If you want to write about women in history, you have to distort history to do it, or substitute fantasy for facts; you have to pretend that individual women were more important than they were or that we know more about them than we do.

Despite my great admiration for Dame Hilary, I think we can deal with the issue of women in the past by honoring their lives in such a way that does not turn them into twenty-first century heroines but as women who found themselves in situations they might not have wished, and did what they needed to do, thought about their circumstances, and dealt with what they found they had landed in. They, as we, are each grounded in our own time, deserve credit for surviving, and should be appreciated for our observations of life around us.

We should respect the historians’ knowledge of time and place and the novelists’ intuition that is sometimes spot-on. An example: in trying to explore the moment when the buttoned-down eastern women in 1842 encountered a band of Lakota, then identified as Sioux, I wondered what the women might have thought of those bronzed warriors whose clothing left much of their chests and shoulders bare. What would the women walking west have thought about? When I read the paragraph I had written to an elderly friend, she went to her desk and pulled out a letter from an ancestor who had crossed Nebraska, walked over South Pass, and on into Oregon. And that ancestor, in the 1850s, had said exactly what I had imagined. Sometimes, the imagined past is as we conceive it to be because we have grasped the knowledge of time and place on which to activate believable players.

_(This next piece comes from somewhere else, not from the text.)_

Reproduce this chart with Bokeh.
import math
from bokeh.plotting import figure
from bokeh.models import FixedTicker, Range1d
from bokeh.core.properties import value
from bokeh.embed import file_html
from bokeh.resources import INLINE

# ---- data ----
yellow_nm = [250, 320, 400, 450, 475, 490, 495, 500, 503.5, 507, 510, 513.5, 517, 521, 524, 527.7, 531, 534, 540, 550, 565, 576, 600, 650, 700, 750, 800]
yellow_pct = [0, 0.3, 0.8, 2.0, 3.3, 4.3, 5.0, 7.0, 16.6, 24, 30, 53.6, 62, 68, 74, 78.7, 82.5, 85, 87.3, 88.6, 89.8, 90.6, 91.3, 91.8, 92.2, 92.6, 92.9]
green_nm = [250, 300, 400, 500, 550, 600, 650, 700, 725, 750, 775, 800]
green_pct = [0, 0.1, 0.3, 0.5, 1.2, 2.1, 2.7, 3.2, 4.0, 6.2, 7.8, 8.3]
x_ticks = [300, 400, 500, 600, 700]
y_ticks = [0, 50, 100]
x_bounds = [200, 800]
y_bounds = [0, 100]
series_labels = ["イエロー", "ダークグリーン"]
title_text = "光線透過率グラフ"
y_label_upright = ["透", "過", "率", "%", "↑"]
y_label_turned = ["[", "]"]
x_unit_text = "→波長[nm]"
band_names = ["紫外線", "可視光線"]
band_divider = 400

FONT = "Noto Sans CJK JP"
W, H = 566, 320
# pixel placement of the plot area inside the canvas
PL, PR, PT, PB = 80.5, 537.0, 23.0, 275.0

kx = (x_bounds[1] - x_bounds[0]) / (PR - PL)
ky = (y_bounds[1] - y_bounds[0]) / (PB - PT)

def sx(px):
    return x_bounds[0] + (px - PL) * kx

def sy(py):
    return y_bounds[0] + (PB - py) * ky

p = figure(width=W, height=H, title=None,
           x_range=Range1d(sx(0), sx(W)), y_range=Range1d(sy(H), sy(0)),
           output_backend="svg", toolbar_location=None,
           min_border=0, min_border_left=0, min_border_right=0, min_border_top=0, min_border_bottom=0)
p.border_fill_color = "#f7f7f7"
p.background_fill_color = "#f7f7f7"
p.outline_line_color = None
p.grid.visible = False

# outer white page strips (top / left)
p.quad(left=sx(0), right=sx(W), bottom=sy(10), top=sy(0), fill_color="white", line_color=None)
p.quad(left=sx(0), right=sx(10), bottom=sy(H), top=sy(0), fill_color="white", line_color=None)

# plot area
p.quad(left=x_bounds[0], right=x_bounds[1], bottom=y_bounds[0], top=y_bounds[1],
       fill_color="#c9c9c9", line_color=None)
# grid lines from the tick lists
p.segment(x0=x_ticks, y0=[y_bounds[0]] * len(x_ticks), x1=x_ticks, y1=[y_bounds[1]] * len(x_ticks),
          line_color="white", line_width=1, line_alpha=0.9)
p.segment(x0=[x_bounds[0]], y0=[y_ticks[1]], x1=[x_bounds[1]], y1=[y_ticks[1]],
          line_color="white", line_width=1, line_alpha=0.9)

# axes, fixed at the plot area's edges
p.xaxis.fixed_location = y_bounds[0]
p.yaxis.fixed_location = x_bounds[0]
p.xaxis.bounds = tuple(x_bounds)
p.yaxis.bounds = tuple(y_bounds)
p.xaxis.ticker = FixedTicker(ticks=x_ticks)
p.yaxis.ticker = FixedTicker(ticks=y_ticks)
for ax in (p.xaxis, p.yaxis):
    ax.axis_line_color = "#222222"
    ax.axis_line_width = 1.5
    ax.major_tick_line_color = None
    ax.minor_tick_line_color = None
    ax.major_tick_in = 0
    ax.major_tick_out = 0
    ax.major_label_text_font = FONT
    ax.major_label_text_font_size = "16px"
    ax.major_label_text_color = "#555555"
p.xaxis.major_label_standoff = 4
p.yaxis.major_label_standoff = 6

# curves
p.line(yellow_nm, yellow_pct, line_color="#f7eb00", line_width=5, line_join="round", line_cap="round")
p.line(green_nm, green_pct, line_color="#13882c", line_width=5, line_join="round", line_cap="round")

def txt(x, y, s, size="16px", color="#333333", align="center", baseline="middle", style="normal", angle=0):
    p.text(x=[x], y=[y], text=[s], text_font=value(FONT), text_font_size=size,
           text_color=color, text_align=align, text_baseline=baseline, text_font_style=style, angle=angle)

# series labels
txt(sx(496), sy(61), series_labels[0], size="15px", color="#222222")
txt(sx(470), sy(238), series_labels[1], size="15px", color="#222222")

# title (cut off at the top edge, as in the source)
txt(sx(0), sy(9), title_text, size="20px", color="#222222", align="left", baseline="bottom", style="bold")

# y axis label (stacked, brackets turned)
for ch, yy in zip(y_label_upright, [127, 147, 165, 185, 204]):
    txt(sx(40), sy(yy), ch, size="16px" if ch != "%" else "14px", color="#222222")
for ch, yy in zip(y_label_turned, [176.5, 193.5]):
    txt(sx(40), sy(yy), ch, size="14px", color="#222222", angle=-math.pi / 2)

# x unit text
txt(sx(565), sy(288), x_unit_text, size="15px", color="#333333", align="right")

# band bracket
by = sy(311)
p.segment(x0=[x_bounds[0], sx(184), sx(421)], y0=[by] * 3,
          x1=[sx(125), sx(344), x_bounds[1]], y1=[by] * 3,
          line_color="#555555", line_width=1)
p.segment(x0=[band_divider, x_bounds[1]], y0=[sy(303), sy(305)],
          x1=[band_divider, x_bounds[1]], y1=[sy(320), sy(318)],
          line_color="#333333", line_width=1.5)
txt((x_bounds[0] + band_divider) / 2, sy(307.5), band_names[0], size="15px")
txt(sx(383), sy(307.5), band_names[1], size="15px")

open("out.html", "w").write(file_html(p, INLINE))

My desire in Lamentations was to hear what the women were thinking, and sometimes saying to each other, but within the context of that century when much that was unorthodox could not be said aloud. I wanted to show how a group of people traveling together would get to know each other, rather as students in a class know that one was from Ohio and another played hockey. We do not know others fully, but from the vantages we are given. I wanted to display how the women gained information, and then passed it along; how tragedies were dealt with; how personalities differed, and how, in the end, Jane matured. I wanted to bring women of different generations together, to show discord among sisters, to think about what was important when dismantling a home, how women fit into the daily account of miles and weather and sometimes events kept by the company clerk. I wanted to explore what it was like to answer a longing for new beginnings, for a journey when one is the first to make it. I am interested in names and what they mean, in the landscape what how one travels through. I wanted to hear the women speak when the records do not.

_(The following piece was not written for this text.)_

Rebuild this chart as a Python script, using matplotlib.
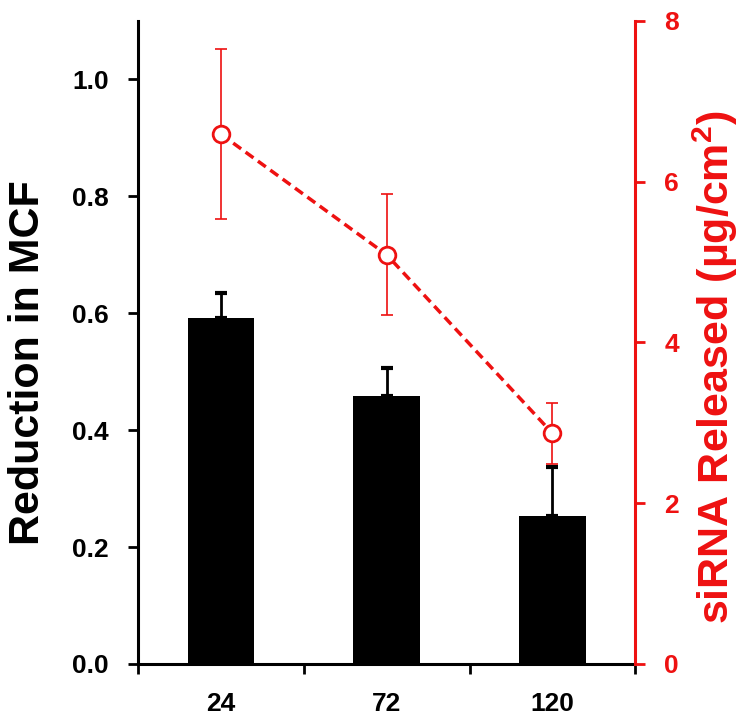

Historians need to be conscious of the audience we/they hope to have and perhaps can learn something about style and sense of place from the writers of historical fiction. Academic and local history can be told vividly; good history can also have good narrative but also, that some historical fiction tells a story that a historian cannot. I have written this to praise historical fiction when it respects the line between our times and the past, when it adheres to the known-truth and does not pervert it for excitement—or for book sales. I appreciate Daniel Aaron who thought historical fiction was worth taking seriously, and for all those writers who have brought the past alive in this form.

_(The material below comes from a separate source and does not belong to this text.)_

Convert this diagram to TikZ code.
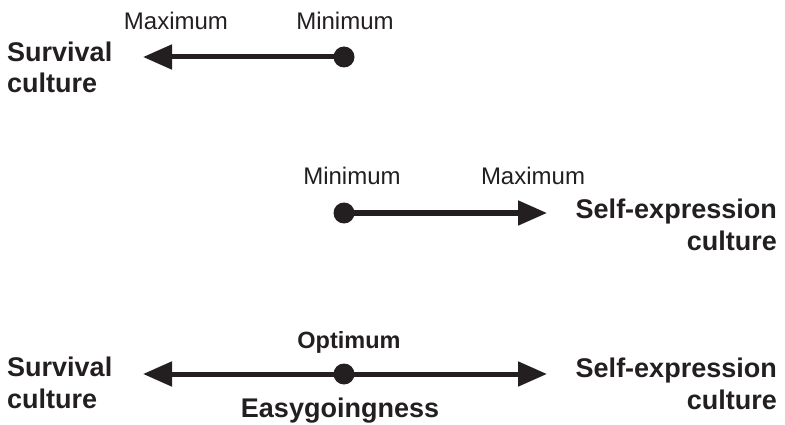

Fiction is not the only way to explore the past, but historical fiction can attract readers to wonder and speculate and then explore the past in other forms. A friend said that as a child, reading fiction of other times led her to read history and then become a historian. Aaron wrote that historical fiction gives “us something more than the historical argument.” It can bring alive an era, a person, a moment in time so that we meet the past as it was, not as we might want it to have been.